The T-shaped monoliths at Göbekli Tepe and other sites in the region were highly schematised anthropomorphs, as the arms, hands, fingers, and the wearing of items of clothing and symbolic items show. Yet their highly schematised heads completely lack facial features, especially the eyes. The importance of the face, and particularly the eyes, is a well-established observation in psychology; the face and the eyes are a critically important focus of human attention. Developmental psychologists have shown that human infants in the early months of life not only recognise the mother’s voice, but also recognise the mother’s face, and in particular the eyes. Thus, if these sculptures are deliberately anthropomorphic, they are equally deliberately inscrutable. As material anchors for a conceptual blend (Hutchins 2005), the monoliths fulfil the characteristics of supernatural agents that Boyer identifies, a combination of counterintuitive components that catch the imagination with plausibly human psychological features that make them agents with intentions that we can imagine.

Discussion

While there may be evidence of ritual practices and ceremonies (and I have omitted consideration of feasting), I have been careful not to make an automatic link between ritual practices and religious belief. In fact, I am sure that many of the repeated rituals and occasional ceremonies had little or nothing to do with service to any supernatural agents, as is the case in our own lives today. There are examples of the representation of un-natural phenomena, but that is not the same as saying that they are supernatural phenomena. For example, there are schematically represented snakes at a number of early aceramic Neolithic sites in the north Levant, but there is at least one representation of a two-headed snake on a small chlorite plaque from Tell Qaramel (shown by Prof. Mazurowski in a lecture). A second kind of unnatural representation is the combination of a large raptor, possibly a vulture, standing on or grasping a human head with its talons, of which there are two examples from Nevalı Çori. The complex sculpture found at Göbekli Tepe, and now in the Urfa Museum, which Schmidt has nicknamed the ‘totem-pole’, is another example. Since the faces of the humans and animals on the front of this pillar-like stone were deliberately defaced before it was enclosed within a wall, it is difficult to decipher, but it seems that the large head at the top of the pillar is that of an animal with ears like a bear, and rather small eyes on the top of its head. In its arms (if it is a human–animal hybrid) or its forelegs (if it is a bear), it grasps the head of a human figure, which in turn grasps another further down the pillar. However the upper figure is interpreted, whether bear or human–animal hybrid, what is depicted is not a natural scenario. Non-natural representations involve imagination and may be associated with myths, but that is different from the formation of ideas about super-natural agents that in some sense share human characteristics.

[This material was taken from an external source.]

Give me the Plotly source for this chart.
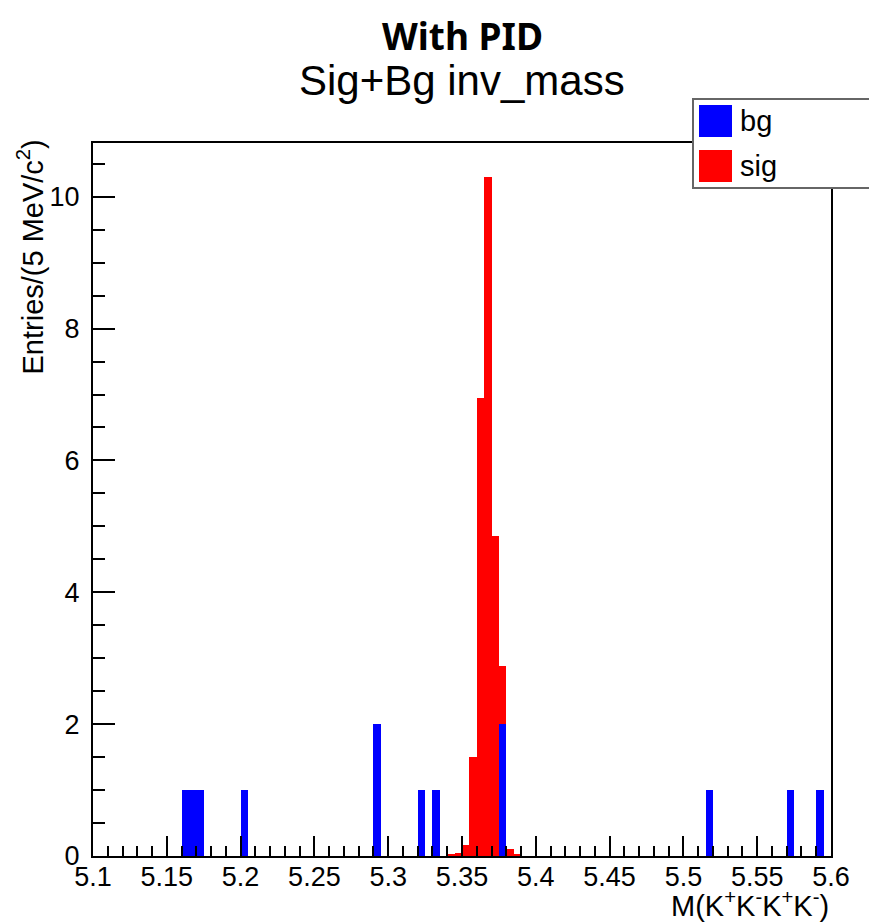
import plotly.graph_objects as go

# histogram contents, 5 MeV bins (low edge of each filled bin)
bin_width = 0.005
bg_low_edges = [5.160, 5.165, 5.170, 5.200, 5.290, 5.320, 5.330, 5.375, 5.515, 5.570, 5.590]
bg_counts = [1, 1, 1, 1, 2, 1, 1, 2, 1, 1, 1]

sig_low_edges = [5.340, 5.345, 5.350, 5.355, 5.360, 5.365, 5.370, 5.375, 5.380, 5.385]
sig_counts = [0.02, 0.05, 0.17, 1.50, 6.95, 10.30, 4.85, 2.88, 0.10, 0.03]

x_tick_labels = ["5.1", "5.15", "5.2", "5.25", "5.3", "5.35", "5.4", "5.45", "5.5", "5.55", "5.6"]
y_tick_labels = ["0", "2", "4", "6", "8", "10"]

series_names = ["bg", "sig"]
series_colors = ["#0000ff", "#ff0000"]

# frame position in page pixels (877 x 923 window); the page body adds an 8px margin
PAGE_W, PAGE_H, BODY = 877, 923, 8
L, R, T, B = 93, 831, 143, 856
W, H = R - L, B - T
FIG_W, FIG_H = PAGE_W - BODY, PAGE_H - BODY


def px_x(p):
    return (p - L) / W


def px_y(p):
    return (B - p) / H


def centers(edges):
    return [e + bin_width / 2 for e in edges]


fig = go.Figure()

# sig first so bg bars sit on top of it, as in the original
fig.add_trace(go.Bar(
    x=centers(sig_low_edges), y=sig_counts, width=bin_width,
    name=series_names[1], marker=dict(color=series_colors[1], line=dict(width=0)),
    showlegend=False,
))
fig.add_trace(go.Bar(
    x=centers(bg_low_edges), y=bg_counts, width=bin_width,
    name=series_names[0], marker=dict(color=series_colors[0], line=dict(width=0)),
    showlegend=False,
))

font_root = "Liberation Sans, Arial, sans-serif"
ymax = 1.05 * max(sig_counts)

fig.update_xaxes(
    range=[5.1, 5.6],
    tickmode="array",
    tickvals=[float(t) for t in x_tick_labels],
    ticktext=x_tick_labels,
    ticks="inside", ticklen=20, tickwidth=1.5, tickcolor="black",
    minor=dict(dtick=0.01, tick0=5.1, ticks="inside", ticklen=10, tickwidth=1.5, tickcolor="black"),
    showgrid=False, zeroline=False,
    showline=True, linecolor="black", linewidth=2, mirror=True,
    ticklabelstandoff=-4,
    tickfont=dict(family=font_root, size=27, color="black"),
)
fig.update_yaxes(
    range=[0, ymax],
    tickmode="array",
    tickvals=[float(t) for t in y_tick_labels],
    ticktext=y_tick_labels,
    ticks="inside", ticklen=22, tickwidth=1.5, tickcolor="black",
    minor=dict(dtick=0.5, tick0=0, ticks="inside", ticklen=12, tickwidth=1.5, tickcolor="black"),
    showgrid=False, zeroline=False,
    showline=True, linecolor="black", linewidth=2, mirror=True,
    ticklabelstandoff=6,
    tickfont=dict(family=font_root, size=27, color="black"),
)

annotations = [
    dict(text="<b>With PID</b>", x=0.5, y=px_y(BODY), xref="paper", yref="paper",
         xanchor="center", yanchor="top", showarrow=False,
         font=dict(family="Noto Sans, sans-serif", size=37, color="black")),
    dict(text="Sig+Bg inv_mass", x=0.5, y=px_y(80), xref="paper", yref="paper",
         xanchor="center", yanchor="middle", showarrow=False,
         font=dict(family=font_root, size=42, color="black")),
    dict(text="Entries/(5 MeV/c<sup>2</sup>)", x=px_x(30), y=px_y(138), xref="paper", yref="paper",
         xanchor="center", yanchor="top", textangle=-90, showarrow=False,
         font=dict(family=font_root, size=29, color="black")),
    dict(text="M(K<sup>+</sup>K<sup>-</sup>K<sup>+</sup>K<sup>-</sup>)", x=1.0, y=px_y(904),
         xref="paper", yref="paper", xanchor="right", yanchor="middle", showarrow=False,
         font=dict(family=font_root, size=29, color="black")),
]

# ROOT-style legend box, drawn by hand so the colour boxes keep their size
shapes = [
    dict(type="rect", xref="paper", yref="paper", layer="above",
         x0=px_x(693), x1=px_x(876), y0=px_y(188), y1=px_y(99),
         fillcolor="white", line=dict(color="#666666", width=2)),
]
for i, (name, color) in enumerate(zip(series_names, series_colors)):
    top = 105 + i * 45
    shapes.append(dict(type="rect", xref="paper", yref="paper", layer="above",
                       x0=px_x(699), x1=px_x(732), y0=px_y(top + 32), y1=px_y(top),
                       fillcolor=color, line=dict(width=0)))
    annotations.append(dict(text=name, x=px_x(738), y=px_y(top + 16), xref="paper", yref="paper",
                            xanchor="left", yanchor="middle", showarrow=False,
                            font=dict(family=font_root, size=29, color="black")))

fig.update_layout(
    width=FIG_W, height=FIG_H, autosize=False,
    margin=dict(l=L - BODY, r=FIG_W - (R - BODY), t=T - BODY, b=FIG_H - (B - BODY)),
    barmode="overlay", bargap=0,
    plot_bgcolor="white", paper_bgcolor="white",
    annotations=annotations, shapes=shapes,
    showlegend=False,
)

fig.write_html("out.html")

If concepts of supernatural agents are as Boyer has characterised them, a combination of recognisably human-style agency with a counterintuitive component that distinguishes them as supernatural and makes them memorable, the only candidates are the inscrutable anthropomorphic monoliths of Göbekli Tepe (including the smaller, later aceramic Neolithic examples from that site), and the similar monoliths from Nevalı Çori, which also date to the later aceramic Neolithic. These schematised anthropomorphic monoliths also illustrate what Hutchins (2005) has described as ‘material anchors for conceptual blends’. That these representations occur only at Göbekli Tepe in the early aceramic Neolithic period, when the site may have served as a culturally symbolic ‘central place’ for the population across a wide region, is particularly interesting in the context of the proposal by Atran and Henrich that gods may become important in binding together groups of people in prosociality as those groups become larger, more extensive and more complex (Atran and Henrich 2010).

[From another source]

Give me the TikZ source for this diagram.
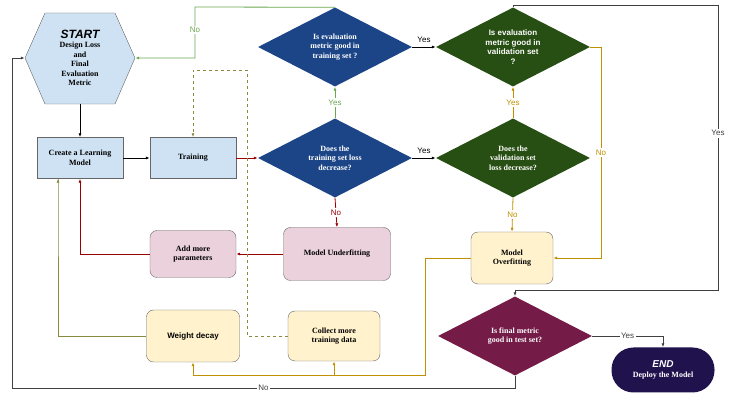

There is evidence of the practice of rituals, as we have seen, for example, in the careful practices concerned with the maintenance of houses, and in the treatments of selected bodies and their skulls. But there is no evidence for rituals that could be defined as religious in purpose. In his discussion of the archaeology of religious ritual, Renfrew has argued that we should be able to discern the spaces that were designed for the performance of ritual, even though there may be no surviving trace of figures of the gods or any of the apparatus with which rituals may have been performed (Renfrew 2007). In the circular, subterranean communal buildings set in the centre of settlements of early aceramic Neolithic date in the Euphrates valley of north Syria, there was limited space where ritual performance might have been staged, but there is no evidence of any kind that would indicate what kind of rituals there were, no furniture or instruments that might be associated with ritual performance, and no representations of supernatural agents before whom rituals might be enacted.

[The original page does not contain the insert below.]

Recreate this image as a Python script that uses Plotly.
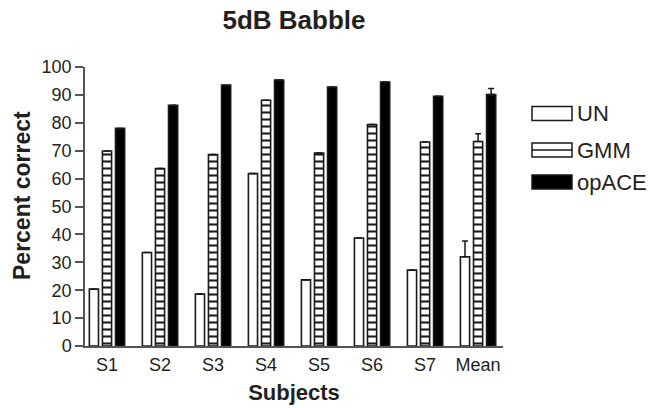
import plotly.graph_objects as go

categories = ["S1", "S2", "S3", "S4", "S5", "S6", "S7", "Mean"]
series_names = ["UN", "GMM", "opACE"]
un_values = [20.4, 33.5, 18.6, 61.8, 23.7, 38.7, 27.2, 32.0]
gmm_values = [69.9, 63.6, 68.6, 88.1, 69.2, 79.4, 73.1, 73.3]
opace_values = [78.0, 86.3, 93.5, 95.3, 92.8, 94.6, 89.5, 90.1]
# upper error only (on the Mean group)
un_err = [0, 0, 0, 0, 0, 0, 0, 5.6]
gmm_err = [0, 0, 0, 0, 0, 0, 0, 2.8]
opace_err = [0, 0, 0, 0, 0, 0, 0, 2.2]
y_ticks = [0, 10, 20, 30, 40, 50, 60, 70, 80, 90, 100]

TXT = "#231f20"
LINE = "#1a1a1a"
FONT = "Liberation Sans, Arial, sans-serif"

# figure geometry (pixels)
W, H = 650, 408
ML, MR, MT, MB = 85, 147, 67, 62
PW, PH = W - ML - MR, H - MT - MB


def err(vals):
    return dict(type="data", symmetric=False, array=vals,
                arrayminus=[0] * len(vals), visible=True,
                color=LINE, thickness=1.5, width=3)


fig = go.Figure()
fig.add_bar(name=series_names[0], x=categories, y=un_values,
            marker=dict(color="white", line=dict(color=LINE, width=1.6)),
            error_y=err(un_err), showlegend=False)
fig.add_bar(name=series_names[1], x=categories, y=gmm_values,
            marker=dict(color="white", line=dict(color=LINE, width=1.6),
                        pattern=dict(shape="-", fgcolor=LINE, bgcolor="white",
                                     size=7, solidity=0.3, fillmode="replace")),
            error_y=err(gmm_err), showlegend=False)
fig.add_bar(name=series_names[2], x=categories, y=opace_values,
            marker=dict(color="black", line=dict(color=LINE, width=1.6)),
            error_y=err(opace_err), showlegend=False)


def px_x(p):
    return (p - ML) / PW


def px_y(p):
    return (H - MB - p) / PH


# custom legend (wide swatches like the reference)
legend_rows = [113.5, 150, 182]
sx0, sx1 = 532, 572
for name, cy in zip(series_names, legend_rows):
    fill = "black" if name == "opACE" else "white"
    fig.add_shape(type="rect", xref="paper", yref="paper",
                  x0=px_x(sx0), x1=px_x(sx1), y0=px_y(cy + 7), y1=px_y(cy - 7),
                  line=dict(color=LINE, width=1.5), fillcolor=fill)
    if name == "GMM":
        fig.add_shape(type="line", xref="paper", yref="paper",
                      x0=px_x(sx0), x1=px_x(sx1), y0=px_y(cy), y1=px_y(cy),
                      line=dict(color=LINE, width=1.5))
    fig.add_annotation(text=name, xref="paper", yref="paper",
                       x=px_x(575), y=px_y(cy), xanchor="left", yanchor="middle",
                       showarrow=False, font=dict(size=22, color=TXT, family=FONT))

# y axis title placed like the reference (slightly above plot centre)
fig.add_annotation(text="<b>Percent correct</b>", xref="paper", yref="paper",
                   x=px_x(22), y=px_y(196), xanchor="center", yanchor="middle",
                   textangle=-90, showarrow=False,
                   font=dict(size=23, color=TXT, family=FONT))

fig.update_layout(
    width=W, height=H,
    margin=dict(l=ML, r=MR, t=MT, b=MB, autoexpand=False),
    paper_bgcolor="white", plot_bgcolor="white",
    barmode="group", bargap=0.26, bargroupgap=0.3,
    font=dict(family=FONT, color=TXT, size=18),
    title=dict(text="<b>5dB Babble</b>", x=(ML + PW / 2) / W, xanchor="center",
               y=1 - 20 / H, yanchor="middle",
               font=dict(size=26, color=TXT, family=FONT)),
    xaxis=dict(range=[-0.415, 7.47], showline=True, linecolor="#555", linewidth=1.5,
               ticks="", showgrid=False, zeroline=False, ticklabelstandoff=2,
               automargin=False,
               tickfont=dict(size=18, color=TXT),
               title=dict(text="<b>Subjects</b>", font=dict(size=22, color=TXT), standoff=10)),
    yaxis=dict(range=[0, 100], tickvals=y_ticks, showline=True, linecolor="#555",
               linewidth=1.5, ticks="outside", ticklen=8, tickcolor="#555", tickwidth=1.5,
               showgrid=False, zeroline=False, automargin=False,
               tickfont=dict(size=18, color=TXT)),
)

fig.write_html("out.html")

In the monumental circular enclosures of early aceramic Neolithic date at Göbekli Tepe, there were pairs of anthropomorphic monoliths that can be argued to be representations of supernatural beings (as there was a pair of anthropomorphic monoliths in the centre of the subterranean rectangular chamber of later aceramic Neolithic date at Nevalı Çori), but the pairs of monoliths, set in their broad pedestals, effectively occupy their space. If the enclosures were designed to accommodate rituals to be enacted before the figures of the deities, one would expect the monoliths to stand with their ‘backs’ to the wall, overlooking an area where the rituals were carried out. The ritualised treatment of houses, as seen at Qermez Dere in north Iraq, at Çayönü in south-east Turkey, or Çatalhöyük in central Anatolia, suggest that the rituals can be seen as more than symbolic actions that signified the special status of the buildings; rather, they can be better understood as actions that made the special status of the buildings. In the same way, I suggest that the creation of the Göbekli Tepe monoliths and their erection in their formal places within the enclosures should be understood as the ritual making of the gods. In this way, the rituals were literally make-believe, the actions that were the making of beliefs about the supernatural beings. Religious practice, in fact, was the creating of religious belief.